La segunda tiene que ver con
la guerra. Hace poco más de un siglo, cuando la socialdemocracia alemana votó
los créditos de guerra y apoyó a su propia burguesía en la primera guerra
mundial (1914-1918), el internacionalismo se hizo añicos y una profunda crisis
carcomió las entrañas de las fuerzas revolucionarias. Alguna lección deberíamos
aprender de aquella penosa historia.
Frente a quienes apoyaban a
los gobiernos y los Estados, los rebeldes rusos delinearon una estrategia bien
distinta: convertir la guerra interimperialista en guerra de clases para hundir
a la burguesía. Las cosas hoy no son idénticas. Pero en los momentos de grandes
virajes y conflictos mayores, no deberíamos caer en la trampa de apoyar a los
gobiernos-Estados sino aprovechar el colapso institucional que sucede durante
las guerras, para construir/expandir el poder de los de abajo.
Los grandes cambios en la
historia de la humanidad suceden durante guerras.

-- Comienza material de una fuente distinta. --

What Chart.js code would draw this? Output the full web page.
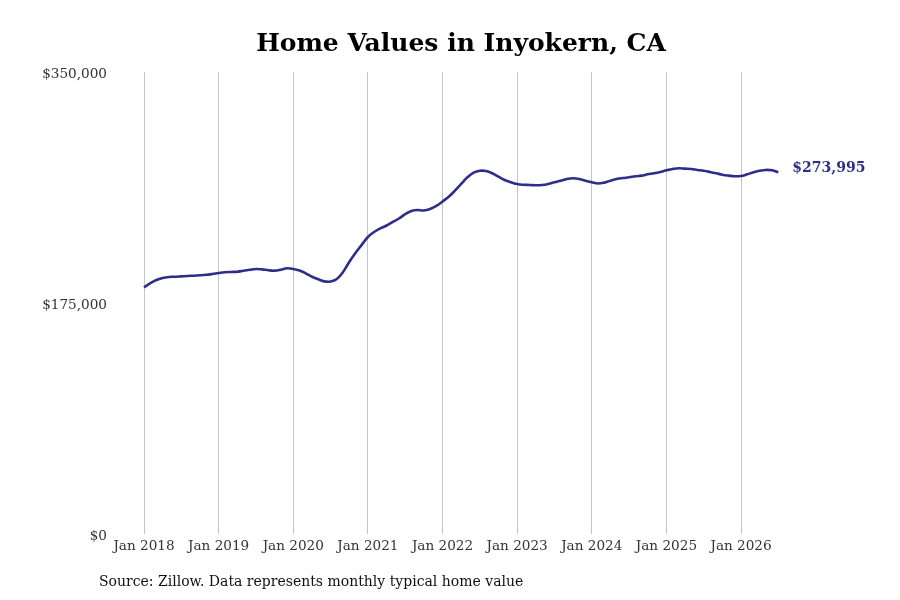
<!DOCTYPE html>
<html>
<head>
<meta charset="utf-8">
<script src="https://cdn.jsdelivr.net/npm/chart.js@4.4.1/dist/chart.umd.min.js"></script>
<style>
    html, body { margin: 0; padding: 0; background: #fff; }
    #wrap { position: relative; width: 900px; height: 600px; }
    #title {
        position: absolute; left: 22px; top: 28px; width: 878px;
        text-align: center; font: bold 25px 'DejaVu Serif'; color: #000;
    }
    #source {
        position: absolute; left: 99px; top: 573px;
        font: 14px 'DejaVu Serif'; color: #111;
    }
    canvas { position: absolute; left: 0; top: 0; }
</style>
</head>
<body>
<div id="wrap">
    <canvas id="lineChart" width="900" height="600"></canvas>
    <div id="title">Home Values in Inyokern, CA</div>
    <div id="source">Source: Zillow. Data represents monthly typical home value</div>
</div>
<script>
// 月次データ（2018年1月〜2026年7月）
const startYear = 2018;
const yearLabels = ['Jan 2018', 'Jan 2019', 'Jan 2020', 'Jan 2021', 'Jan 2022', 'Jan 2023', 'Jan 2024', 'Jan 2025', 'Jan 2026'];
const yTicks = [0, 175000, 350000];
const homeValues = [
    // 2018
    186900, 189900, 192400, 193900, 194700, 194900, 195200, 195500, 195700, 196000, 196400, 197000,
    // 2019
    197700, 198300, 198500, 198700, 199500, 200200, 200800, 200500, 199800, 199500, 200200, 201300,
    // 2020
    200800, 199600, 197500, 194900, 193000, 191400, 191300, 193200, 198500, 206100, 212900, 219000,
    // 2021
    225000, 228800, 231500, 233700, 236400, 239000, 242400, 244700, 245500, 245100, 246200, 248500,
    // 2022
    251900, 255500, 260100, 265200, 270200, 273700, 275200, 275000, 273300, 270700, 268200, 266500,
    // 2023
    265200, 264600, 264400, 264200, 264400, 265200, 266500, 267700, 269000, 269500, 269000, 267700,
    // 2024
    266500, 265500, 266200, 267700, 269000, 269700, 270200, 271000, 271500, 272500, 273300, 274300,
    // 2025
    275500, 276500, 277100, 276800, 276500, 275800, 275200, 274300, 273300, 272200, 271500, 271000,
    // 2026
    271200, 272500, 274000, 275200, 275800, 275500, 273995
];

const lineColor = '#2e2e88';
const canvas = document.getElementById('lineChart');
const ctx = canvas.getContext('2d');

/**
 * 最終値ラベルを描画
 */
const lastValueLabel = {
    id: 'lastValueLabel',
    afterDatasetsDraw(chart) {
        const { ctx } = chart;
        const meta = chart.getDatasetMeta(0);
        const last = meta.data[meta.data.length - 1];
        const value = homeValues[homeValues.length - 1];
        ctx.save();
        ctx.font = 'bold 14px "DejaVu Serif"';
        ctx.fillStyle = lineColor;
        ctx.textAlign = 'left';
        ctx.textBaseline = 'middle';
        ctx.fillText('$' + value.toLocaleString('en-US'), last.x + 14, last.y - 4);
        ctx.restore();
    }
};

function createLineChart() {
    const points = homeValues.map((v, i) => ({ x: i, y: v }));

    new Chart(ctx, {
        type: 'line',
        data: {
            datasets: [{
                data: points,
                borderColor: lineColor,
                borderWidth: 2.6,
                pointRadius: 0,
                tension: 0.4,
                fill: false
            }]
        },
        options: {
            responsive: false,
            animation: false,
            layout: { padding: { top: 72, right: 100, bottom: 46, left: 0 } },
            plugins: {
                legend: { display: false },
                tooltip: { enabled: false }
            },
            scales: {
                x: {
                    type: 'linear',
                    min: -4.663,
                    max: 105.48,
                    afterBuildTicks(scale) {
                        scale.ticks = yearLabels.map((_, i) => ({ value: i * 12 }));
                    },
                    afterFit(scale) { scale.height = 20; },
                    ticks: {
                        autoSkip: false,
                        maxRotation: 0,
                        padding: 4,
                        color: '#333',
                        font: { family: 'DejaVu Serif', size: 13.6 },
                        callback: (value) => yearLabels[Math.round(value / 12)]
                    },
                    grid: { color: '#c4c4c4', lineWidth: 1, drawTicks: false },
                    border: { display: false }
                },
                y: {
                    min: 0,
                    max: 350000,
                    afterBuildTicks(scale) {
                        scale.ticks = yTicks.map(v => ({ value: v }));
                    },
                    afterFit(scale) { scale.width = 115; },
                    ticks: {
                        padding: 8,
                        labelOffset: 2,
                        color: '#333',
                        font: { family: 'DejaVu Serif', size: 13.6 },
                        callback: (value) => '$' + value.toLocaleString('en-US')
                    },
                    grid: { display: false, drawTicks: false },
                    border: { display: false }
                }
            }
        },
        plugins: [lastValueLabel]
    });
}

createLineChart();
</script>
</body>
</html>
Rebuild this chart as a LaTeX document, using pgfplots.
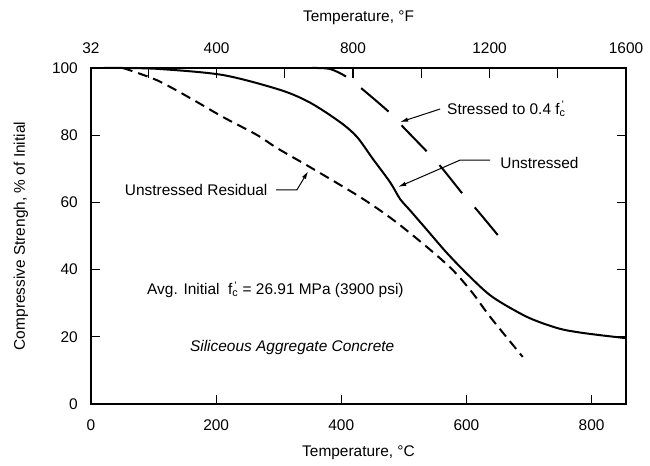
\documentclass[border=0pt]{standalone}
\usepackage{fontspec}
\setmainfont{Liberation Sans}
\usepackage{pgfplots}
\pgfplotsset{compat=1.18}
\usetikzlibrary{arrows.meta}
\newcommand{\fc}{f\makebox[0pt][l]{\textsuperscript{\hspace{0.18em}'}}\textsubscript{c}}
\newcommand{\fs}{\fontsize{15.5}{18}\selectfont}
\begin{document}
\begin{tikzpicture}
\begin{axis}[name=main, at={(0,0)}, anchor=south west, scale only axis,
  width=535bp, height=336bp,
  xmin=0, xmax=855, ymin=0, ymax=100,
  axis line style={-, line width=2.2bp},
  xtick={0,200,400,600,800}, xticklabels={0,200,400,600,800},
  ytick={0,20,40,60,80,100}, yticklabels={0,20,40,60,80,100},
  xtick pos=left, ytick pos=both, yticklabel pos=left,
  tick align=inside, major tick length=9bp,
  tick style={line width=1.1bp, black},
  ticklabel style={font=\fs},
  /pgf/number format/assume math mode=true,
  xticklabel style={anchor=center, inner sep=0pt, yshift=-21bp},
  yticklabel style={anchor=east, inner sep=0pt, xshift=-13bp},
  xlabel={Temperature, °C},
  ylabel={Compressive Strengh, \% of Initial},
  label style={font=\fs},
  xlabel style={at={([yshift=-49bp]axis description cs:0.5,0)}, anchor=center},
  ylabel style={at={([xshift=-70bp]axis description cs:0,0.5)}, anchor=center},
  clip=false]
% Unstressed
\addplot[black, line width=2bp, smooth, mark=none] coordinates {
 (20,100) (50,100) (110,99.7) (211,97.9) (302,93.5) (350,89.7)
 (398,83.9) (425,79.5) (451,72.8) (478,66.0) (494,61.0) (510,57.6)
 (537,51.8) (569,44.9) (606,37.8) (642,31.8) (697,25.9) (745,22.6)
 (777,21.4) (813,20.5) (855,19.6)};
% Stressed to 0.4 fc'
\addplot[black, line width=2bp, smooth, mark=none, dash pattern=on 36bp off 19bp] coordinates {
 (353,100) (382,99.7) (409,97.3) (435,93.5) (478,86.6) (499,82.4)
 (539,74.7) (561,70.2) (598,61.6) (617,57.7) (654,49.4)};
% Unstressed residual
\addplot[black, line width=2bp, smooth, mark=none, dash pattern=on 10bp off 6bp] coordinates {
 (51,100) (105,96.4) (158,91.1) (211,85.4) (265,80.1) (297,76.2)
 (350,70.5) (430,61.6) (483,54.8) (537,46.7) (578,39.9) (610,33.0)
 (638,25.9) (690,14.0)};
% annotations
\node[font=\fs, anchor=west, inner sep=0pt] at (axis cs:569,87.8) {Stressed to 0.4 \fc};
\draw[line width=1bp, -{Latex[length=8bp,width=4.5bp]}] (axis cs:558,87.8) -- (axis cs:494,83.9);
\node[font=\fs, anchor=west, inner sep=0pt] at (axis cs:654,71.7) {Unstressed};
\draw[line width=1bp, -{Latex[length=8bp,width=4.5bp]}] (axis cs:638,72.6) -- (axis cs:590,72.6) -- (axis cs:491,64.6);
\node[font=\fs, anchor=west, inner sep=0pt] at (axis cs:54,63.7) {Unstressed Residual};
\draw[line width=1bp, -{Latex[length=8bp,width=4.5bp]}] (axis cs:296,63.7) -- (axis cs:329,63.7) -- (axis cs:347,69.3);
\node[font=\fs, anchor=west, inner sep=0pt] at (axis cs:89.5,33.9) {Avg. Initial \ \fc\ = 26.91 MPa (3900 psi)};
\node[font=\fs\itshape, anchor=west, inner sep=0pt] at (axis cs:158,16.7) {Siliceous Aggregate Concrete};
\end{axis}
\begin{axis}[at={(0,0)}, anchor=south west, scale only axis,
  width=535bp, height=336bp,
  xmin=32, xmax=1600, ymin=0, ymax=100,
  axis x line*=top, axis y line=none,
  axis line style={-, line width=2.2bp},
  xtick={32,400,800,1200,1600}, xticklabels={32,400,800,1200,1600},
  minor xtick={200,600,1000,1400},
  tick align=inside, major tick length=10bp, minor tick length=10bp,
  tick style={line width=1.1bp, black},
  ticklabel style={font=\fs},
  xticklabel style={anchor=center, inner sep=0pt, yshift=20bp},
  xlabel={Temperature, °F},
  label style={font=\fs},
  xlabel style={at={([yshift=50bp]axis description cs:0.5,1)}, anchor=center}]
\addplot[draw=none] coordinates {(32,0)};
\end{axis}
\pgfresetboundingbox
\path[use as bounding box] (-91bp,-62bp) rectangle (559bp,404bp);
\end{tikzpicture}
\end{document}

La historia del siglo XX debe
persuadirnos de esa triste realidad.
El análisis “económico” de los
miembros de Obela nos debería quitar la venda de los ojos y evitar que el
pragmatismo oscurezca la ética. ¿Cómo nos estamos preparando para los momentos
álgidos que se vienen? El paso fundamental se relaciona con la disposición de
ánimo, lo que supone mirarnos al espejo para decidir a qué estamos dispuestos.